I would like my circuit to be able to handle both line-level and instrument inputs, so I’ve added two mono channels with a pre-amplifier. This lets passive guitars and microphones to be directly mixed into the audio.

Finally, there are volume controls for each input channel, a master volume output control, and left-right balance control. Finally, if you want to connect a mono input into the stereo channels, there’s a switch for patching the two sides into each other.

System Diagram

With the design choices from above in mind, here’s the system diagram for Rev 1.0.

Chassis Components

The input jacks, volume controls, and the patching switch are all mounted on the chassis. There are 3 wires heading back: left, right, ground. The two potentiometer symbols are actually a single 6-legged stereo potentiometer which allows both channels to be controlled together.

The mono inputs don’t have channel controls, since the volume adjustment will be done on the pre-amp output.

The output channel is just two chassis mounted audio jacks

Preamps

The preamp is a standard non-inverting op-amp amplifier.

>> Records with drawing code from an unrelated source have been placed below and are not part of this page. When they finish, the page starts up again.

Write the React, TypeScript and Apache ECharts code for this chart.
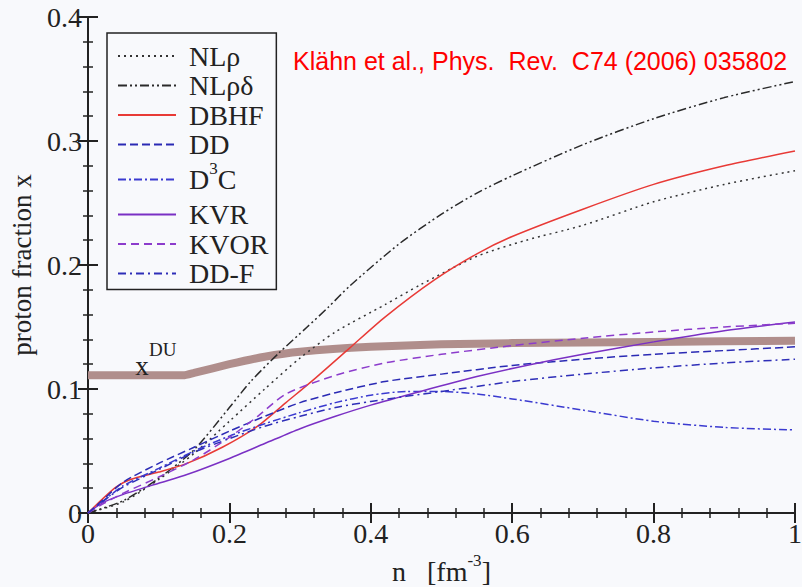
import React, { useEffect, useRef } from "react";
import * as echarts from "echarts";

// ---- data (x = n [fm^-3], y = proton fraction) ----
const nlRho: [number, number][] = [
  [0, 0], [0.05, 0.009], [0.1, 0.027], [0.15, 0.048], [0.2, 0.074], [0.25, 0.1], [0.3, 0.125],
  [0.35, 0.146], [0.42, 0.168], [0.47, 0.184], [0.55, 0.207], [0.62, 0.22], [0.7, 0.232],
  [0.8, 0.251], [0.9, 0.265], [1.0, 0.276],
];
const nlRhoDelta: [number, number][] = [
  [0, 0], [0.05, 0.01], [0.1, 0.028], [0.15, 0.051], [0.2, 0.085], [0.23, 0.106], [0.27, 0.129],
  [0.31, 0.15], [0.34, 0.166], [0.37, 0.183], [0.44, 0.217], [0.5, 0.241], [0.55, 0.258],
  [0.6, 0.272], [0.7, 0.297], [0.8, 0.318], [0.9, 0.335], [1.0, 0.348],
];
const dbhf: [number, number][] = [
  [0, 0], [0.02, 0.011], [0.04, 0.021], [0.06, 0.027], [0.1, 0.033], [0.14, 0.04], [0.19, 0.053],
  [0.24, 0.07], [0.28, 0.089], [0.32, 0.108], [0.37, 0.133], [0.42, 0.158], [0.49, 0.188],
  [0.55, 0.209], [0.6, 0.223], [0.7, 0.245], [0.8, 0.265], [0.9, 0.28], [1.0, 0.292],
];
const dd: [number, number][] = [
  [0, 0], [0.02, 0.01], [0.05, 0.025], [0.1, 0.04], [0.15, 0.053], [0.2, 0.066], [0.25, 0.078],
  [0.3, 0.089], [0.35, 0.097], [0.42, 0.106], [0.5, 0.112], [0.6, 0.119], [0.7, 0.124],
  [0.8, 0.128], [0.9, 0.131], [1.0, 0.134],
];
const d3c: [number, number][] = [
  [0, 0], [0.02, 0.009], [0.05, 0.022], [0.1, 0.036], [0.15, 0.05], [0.2, 0.062], [0.25, 0.072],
  [0.3, 0.081], [0.35, 0.089], [0.4, 0.095], [0.45, 0.098], [0.5, 0.098], [0.55, 0.096],
  [0.6, 0.092], [0.7, 0.083], [0.8, 0.074], [0.9, 0.069], [1.0, 0.067],
];
const kvr: [number, number][] = [
  [0, 0], [0.02, 0.008], [0.05, 0.015], [0.1, 0.024], [0.14, 0.031], [0.2, 0.044], [0.25, 0.056],
  [0.3, 0.068], [0.35, 0.078], [0.4, 0.087], [0.47, 0.098], [0.55, 0.11], [0.62, 0.119],
  [0.7, 0.128], [0.8, 0.138], [0.9, 0.147], [1.0, 0.154],
];
const kvor: [number, number][] = [
  [0, 0], [0.02, 0.007], [0.05, 0.016], [0.1, 0.029], [0.15, 0.043], [0.2, 0.061], [0.24, 0.078],
  [0.28, 0.096], [0.35, 0.111], [0.42, 0.121], [0.5, 0.128], [0.6, 0.135], [0.7, 0.141],
  [0.8, 0.146], [0.9, 0.15], [1.0, 0.153],
];
const ddf: [number, number][] = [
  [0, 0], [0.02, 0.009], [0.05, 0.021], [0.1, 0.035], [0.15, 0.049], [0.2, 0.06], [0.25, 0.07],
  [0.3, 0.078], [0.35, 0.085], [0.4, 0.09], [0.5, 0.098], [0.6, 0.106], [0.7, 0.112],
  [0.8, 0.117], [0.9, 0.121], [1.0, 0.124],
];
const xDU: [number, number][] = [
  [0, 0.111], [0.135, 0.111], [0.15, 0.113], [0.2, 0.12], [0.25, 0.126], [0.3, 0.13],
  [0.4, 0.134], [0.5, 0.136], [0.6, 0.137], [0.8, 0.138], [1.0, 0.139],
];

const xTicks = [0, 0.2, 0.4, 0.6, 0.8, 1];
const yTicks = [0, 0.1, 0.2, 0.3, 0.4];

const SERIF = "'Liberation Serif', 'Times New Roman', serif";
const SANS = "'Liberation Sans', Arial, sans-serif";

export default function App() {
  const ref = useRef<HTMLDivElement>(null);
  useEffect(() => {
    if (!ref.current) return;
    const chart = echarts.init(ref.current, undefined, { renderer: "svg" });
    const fmt = (v: number) => String(parseFloat(v.toFixed(2)));
    const axisCommon = {
      type: "value" as const,
      axisLine: { show: true, lineStyle: { color: "#222", width: 2 } },
      axisTick: { show: true, inside: true, length: 10, lineStyle: { color: "#222", width: 2 } },
      minorTick: { show: true, splitNumber: 5, length: 5, lineStyle: { color: "#222", width: 1.5 } },
      splitLine: { show: false },
    };
    const line = (
      name: string,
      data: [number, number][],
      color: string,
      type: any,
      width = 1.5
    ) => ({
      name,
      type: "line",
      data,
      smooth: 0.25,
      symbol: "none",
      lineStyle: { color, width, type },
      itemStyle: { color },
      z: 3,
    });
    chart.setOption({
      animation: false,
      backgroundColor: "#f8f9fc",
      grid: { left: 88, right: 7, top: 17, bottom: 74, containLabel: false, outerBoundsMode: "none" },
      xAxis: [
        {
          ...axisCommon,
          min: xTicks[0],
          max: xTicks[xTicks.length - 1],
          interval: 0.2,
          axisLabel: {
            color: "#222",
            fontFamily: SERIF,
            fontSize: 28,
            margin: 6,
            formatter: fmt,
          },
          name: "{a|n   [fm}{s|-3}{a|]}",
          nameLocation: "middle",
          nameGap: 39,
          nameTextStyle: {
            rich: {
              a: { fontFamily: SERIF, fontSize: 28, color: "#222", lineHeight: 30, verticalAlign: "bottom" },
              s: { fontFamily: SERIF, fontSize: 17, color: "#222", lineHeight: 14, padding: [0, 0, 20, 0] },
            },
          },
        },
        {
          ...axisCommon,
          position: "top",
          min: xTicks[0],
          max: xTicks[xTicks.length - 1],
          interval: 0.2,
          axisLabel: { show: false },
        },
      ],
      yAxis: [
        {
          ...axisCommon,
          min: yTicks[0],
          max: yTicks[yTicks.length - 1],
          interval: 0.1,
          axisLabel: {
            color: "#222",
            fontFamily: SERIF,
            fontSize: 28,
            margin: 6,
            formatter: fmt,
          },
          name: "proton fraction x",
          nameLocation: "middle",
          nameRotate: 90,
          nameGap: 53,
          nameTextStyle: { fontFamily: SERIF, fontSize: 27, color: "#222" },
        },
        {
          ...axisCommon,
          position: "right",
          min: yTicks[0],
          max: yTicks[yTicks.length - 1],
          interval: 0.1,
          axisLabel: { show: false },
        },
      ],
      legend: {
        orient: "vertical",
        left: 107,
        top: 33,
        width: 175,
        padding: [9, 8, 2, 10],
        itemWidth: 58,
        itemHeight: 14,
        itemGap: 1.5,
        borderColor: "#222",
        borderWidth: 1.5,
        backgroundColor: "#f8f9fc",
        itemStyle: { opacity: 0 },
        data: ["NLρ", "NLρδ", "DBHF", "DD", "D3C", "KVR", "KVOR", "DD-F"],
        formatter: (n: string) => (n === "D3C" ? "{b|D}{s|3}{b|C}" : "{a|" + n + "}"),
        textStyle: {
          padding: [0, 0, 0, 8],
          rich: {
            a: { fontFamily: SERIF, fontSize: 28, color: "#222", lineHeight: 28 },
            b: { fontFamily: SERIF, fontSize: 28, color: "#222", lineHeight: 28 },
            s: { fontFamily: SERIF, fontSize: 17, color: "#222", lineHeight: 12, padding: [0, 0, 22, 0] },
          },
        },
      },
      graphic: [
        {
          type: "text",
          left: 293,
          top: 48,
          style: {
            text: "Klähn et al., Phys.  Rev.  C74 (2006) 035802",
            fontFamily: SANS,
            fontSize: 25,
            fill: "#ff0000",
          },
          z: 10,
        },
        {
          type: "text",
          x: 142,
          y: 366,
          style: {
            text: "x",
            fontFamily: SERIF,
            fontSize: 27,
            fill: "#222",
            align: "center",
            verticalAlign: "middle",
          },
          z: 10,
        },
        {
          type: "text",
          x: 149,
          y: 349,
          style: {
            text: "DU",
            fontFamily: SERIF,
            fontSize: 19,
            fill: "#222",
            align: "left",
            verticalAlign: "middle",
          },
          z: 10,
        },
      ],
      series: [
        { ...line("xDU", xDU, "#b08e8c", "solid", 8), z: 2, smooth: 0.15 },
        line("NLρ", nlRho, "#333333", [2, 4]),
        line("NLρδ", nlRhoDelta, "#2a2a2a", [9, 3, 2, 3, 2, 3]),
        line("DBHF", dbhf, "#e83a36", "solid"),
        line("DD", dd, "#2a2ab4", [8, 4]),
        line("D3C", d3c, "#3a3ad0", [8, 3, 2, 3]),
        line("KVR", kvr, "#7a30c4", "solid"),
        line("KVOR", kvor, "#8c3ccc", [8, 5]),
        line("DD-F", ddf, "#2e2eb8", [8, 4, 2, 4]),
      ],
    });
    return () => chart.dispose();
  }, []);
  return (
    <div
      ref={ref}
      style={{ position: "fixed", left: 0, top: 0, width: 802, height: 587 }}
    />
  );
}
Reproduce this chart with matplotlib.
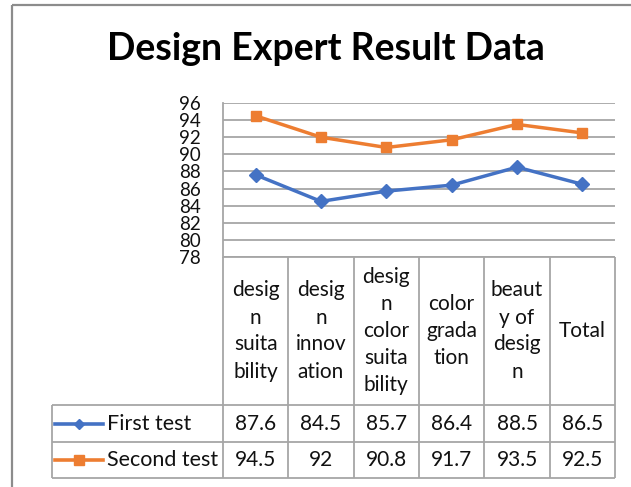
import matplotlib
matplotlib.use('Agg')
import matplotlib.pyplot as plt

# data
categories = ['desig\nn\nsuita\nbility', 'desig\nn\ninnov\nation',
              'desig\nn\ncolor\nsuita\nbility', 'color\ngrada\ntion',
              'beaut\ny of\ndesig\nn', 'Total']
series_names = ['First test', 'Second test']
first_test = [87.6, 84.5, 85.7, 86.4, 88.5, 86.5]
second_test = [94.5, 92, 90.8, 91.7, 93.5, 92.5]
y_ticks = [78, 80, 82, 84, 86, 88, 90, 92, 94, 96]

BLUE = '#4472C4'
ORANGE = '#ED7D31'
GRID = '#a6a6a6'
FONT = 'Lato'
TXT = '#111111'

W, H = 631, 487
fig = plt.figure(figsize=(W / 100, H / 100), dpi=100)

def fx(px):
    return px / W

def fy(py):
    return 1 - py / H

# pixel layout
plot_l, plot_r, plot_t, plot_b = 223, 615, 103, 257
leg_l = 52
row_lines = [405, 442, 478]

# overlay axes in pixel coordinates for frame + table
ov = fig.add_axes([0, 0, 1, 1])
ov.set_xlim(0, W)
ov.set_ylim(H, 0)
ov.axis('off')

# outer chart frame (cropped at right/bottom)
ov.plot([12, 12], [5, H], color='#8c8c8c', lw=1.6, solid_capstyle='butt')
ov.plot([12, W], [5, 5], color='#8c8c8c', lw=1.6, solid_capstyle='butt')

ov.text(326, 60, 'Design Expert Result Data', ha='center', va='baseline',
        fontsize=27, fontweight='bold', family=FONT, color='black')

# main plot
ax = fig.add_axes([fx(plot_l), fy(plot_b), fx(plot_r) - fx(plot_l), fy(plot_t) - fy(plot_b)])
n = len(categories)
xs = [i + 0.5 for i in range(n)]
ax.plot(xs, first_test, color=BLUE, lw=2.5, marker='D', ms=7.5, zorder=3)
ax.plot(xs, second_test, color=ORANGE, lw=2.5, marker='s', ms=7.5, zorder=3)
ax.set_xlim(0, n)
ax.set_ylim(y_ticks[0], y_ticks[-1])
ax.set_yticks(y_ticks)
ax.set_xticks([])
ax.yaxis.grid(True, color=GRID, lw=1.3)
ax.set_axisbelow(True)
for s in ['top', 'right', 'bottom']:
    ax.spines[s].set_visible(False)
ax.spines['left'].set_color(GRID)
ax.spines['left'].set_linewidth(1.3)
ax.tick_params(axis='y', length=0, pad=16, labelsize=13.5, labelcolor=TXT)
for lab in ax.get_yticklabels():
    lab.set_family(FONT)
ax.patch.set_alpha(0)

# data table
col_w = (plot_r - plot_l) / n
col_x = [plot_l + col_w * i for i in range(n + 1)]
tkw = dict(color=GRID, lw=1.3, solid_capstyle='butt')
ov.plot([plot_l, plot_r], [plot_b, plot_b], **tkw)
for x in col_x:
    ov.plot([x, x], [plot_b, row_lines[-1]], **tkw)
for y in row_lines:
    ov.plot([leg_l, plot_r], [y, y], **tkw)
ov.plot([leg_l, leg_l], [row_lines[0], row_lines[-1]], **tkw)

head_mid = (plot_b + row_lines[0]) / 2
line_step = 27
for i, cat in enumerate(categories):
    parts = cat.split('\n')
    cx = col_x[i] + col_w / 2
    y0 = head_mid - line_step * (len(parts) - 1) / 2
    for k, p in enumerate(parts):
        ov.text(cx, y0 + k * line_step, p, ha='center', va='center',
                fontsize=15, family=FONT, color=TXT)

for r, (name, vals, col, mk, ms) in enumerate([
        (series_names[0], first_test, BLUE, 'D', 5.5),
        (series_names[1], second_test, ORANGE, 's', 6.5)]):
    cy = (row_lines[r] + row_lines[r + 1]) / 2
    ov.plot([55, 103], [cy, cy], color=col, lw=2.6, marker=None)
    ov.plot([79], [cy], color=col, marker=mk, ms=ms)
    ov.text(107, cy, name, ha='left', va='center', fontsize=15.5, family=FONT, color=TXT)
    for i, v in enumerate(vals):
        ov.text(col_x[i] + col_w / 2, cy, f'{v:g}', ha='center', va='center',
                fontsize=15, family=FONT, color=TXT)

fig.savefig('out.png', dpi=100)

The biasing on the non-inverting input allows it to operate on a single power supply. The feedback network sets the voltage gain to 101 (+40 dB power gain) to the input signal.

RV301 provides a volume control for the channel, although it does not actually affect the gain of the preamp. Finally, a buffer is placed to remove variations in the input impedance for later stages.

R305 and C303 form a high-pass filter with a cutoff at 15.4 Hz, which stops the biasing voltage from being amplified. For DC, the circuit looks like a buffer, which retains the biasing for the actual buffer stage without clipping the op-amp.

Mixers

The mixers are implemented as summing (inverting) op-amps. Once again, it’s modified with a biasing network to make it work on a single supply.

The gain is set to unity using feedback, and the output signal is fed into a balance adjust & buffer, followed by a volume adjust & buffer. Since all stages are unity gain, the DC bias is propagated through the circuit, until it’s removed by C411 and sent to the output.

Root Page

Last few things to note is the interconnections between the circuit parts. This is shown on the root page:

The power input is a simple DC barrel jack, with a power switch. I added an LED power indicator using a LM317 regulator connected in constant-current mode. This makes the LED current about the same regardless of what voltage is used to power the circuit.

All components are rated to operate at or above 30V, and the circuits I’ve constructed do not depend on the value of the power rail voltage. Increasing it provides more headroom for the signals, meaning less clipping will occur.

PCB

This is a 3D view of the PCB design. I used a two-layer board with mostly SMD components, but some of the bigger capacitors I got as through-hole electrolytics. The off-board components are simply soldered to the holes.

Rev 1.0 Testing

For my first test, I attached some pin headers to a few of the signal inputs, and shorted all of the potentiometers ports. Using two computers, I inputted two mono audio streams into the board. The output pin is connected to a simple power amplifier I built using a single FET transistor, which is connected to a speaker. My test bench looked like this:

Mixing two mono streams worked quite well! I also tested the preamp by lowering my laptop’s output volume really low until it stopped clipping. I didn’t bother checking both mixers or other channels, since the circuits are identical.

Lastly, I wanted to check if I could actually power the board from 30 V. Increasing the voltage slowly until about 25 V was no problem, but at around 27 V, my board capacitor started letting off magic smoke. Quite unfortunate. I think I’ll stick to using voltages under 20 V, and replace the caps with 50/63 V versions in the next design.